Fomerly Europe’s largest lead mine, Laisvall was located in Arjeplog Municipality, northern Sweden, towards the Norwegian border. Lead-rich boulders were discovered in 1938 and, by 1941, further investigations had encouraged the authorities to decide to mine the deposit as a strategic, short-term measure. Mining commenced on an ‘improvised’ basis in 1943 but the facilities were upgraded to permanent quality later on and the whole operation expanded in stages.
Governmental imperatives having changed over the years, Boliden was not allowed to extend the mining area by diverting river flows and in 1997 gained government approval for a long-term decommissioning plan. In 1998, $1.8 million were invested, primarily to enhancing environmental impacts. The company announced closure of the mine during October 2001, following exhaustion of its reserves, having produced over 60Mt of ore during its life.
GEOLOGY AND RESERVES
The deposit occured in mainly sedimentary rocks of Cambrian to Devonian age, overlying a Precambrian basement. Mineralisation was hosted in Eocambrian sandstones, with lead distribution seemingly affected by the presence of ridges of Precambrian basement rock and by local overthrusting in the sediments. The lead-zinc-silver sulphide mineralisation was contained in thin horizontal sheets some 60m to 90m below surface. Galena, sphalerite and pyrite were the principal sulphides, with native silver sometimes visible in association with galena. Lead grade varied from nil to as much as 40% in places. Sphalerite was locally more abundant than galena.
As of January 1999, total proven and probable reserves were 6.8Mt grading 0.8% zinc, 4.6% lead and 11g/t silver. Measured and indicated reserves at that time were 3.35Mt grading 1.2% zinc, 2.0% lead and 9g/t silver. However, a SEK13.5 million exploration programme undertaken since 1997 did not reveal any further ore reserves.
The mining technique used at Laisvall was room-and-pillar, with room heights ranging from 3m to 18m. The rooms were excavated by drill-and-blast, using large Atlas Copco two-boom jumbos. Nitro Nobel Romec charging vehicles were used for explosive placement and scaling was also mechanised.

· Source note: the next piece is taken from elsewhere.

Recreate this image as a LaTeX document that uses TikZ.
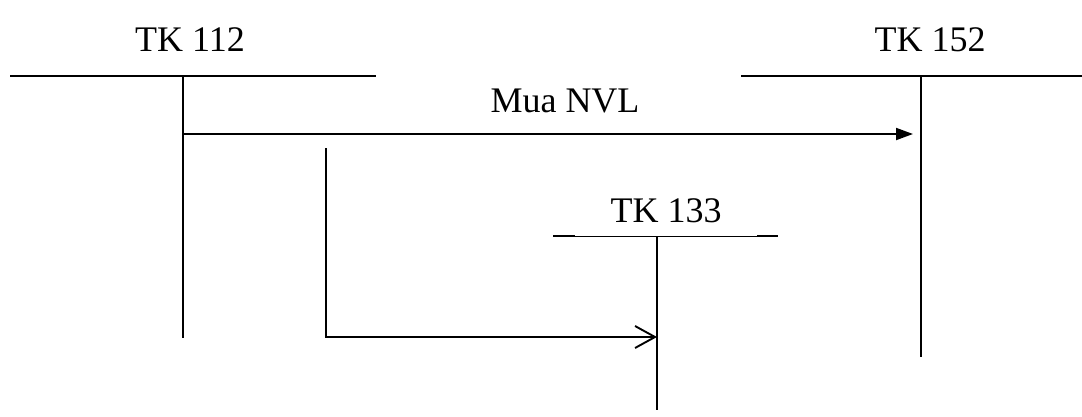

LHDs and modified wheel-loaders fed trucks for haulage to the on-site concentrator at surface, the whole of this operation having been contracted out since 1996. The roadway system was more than 250km in length, with 50km of the most heavily used roads being paved with asphalt.
Late in 1997, the mine started to develop and mine a recently discovered zinc-rich ore zone called Nadok, near the existing working area.
Part of the mine lay under Lake Stor-Laisan, and water seepage at 480 litres/s was handled by four large pumping stations. One third of the water was pumped directly back to the lake, another third was treated and returned to the lake and one third was used as process water.
The grinding and flotation recovery system was enhanced by the introduction of Svedala Cisa Microcel column flotation equipment and optimisation technology. The relatively simple sulphide ores allowed Boliden to optimise the concentrator for lead recovery, at the same time achieving excellent silver and good zinc recoveries.
Concentrates were trucked to Skelleftehamn. All the zinc and about half the lead product was exported, the balance of the lead concentrate undergoing treatment in the recently expanded Rönnskär smelter’s Kaldo furnace, which utilises scrap as well (see also Boliden Area Operations).
In 1997, the mining rate at Laisvall was raised to 1.9Mt/y and, in 1999, the concentrator milled 1.95Mt yielding 94,000t of lead and 24,000t of zinc concentrate. These concentrates also contained 16000kg of silver.
Contained metal outputs reported for 2000, the last full year of operation, were 63,605t of lead, 13,010t of zinc and 462,000oz of silver.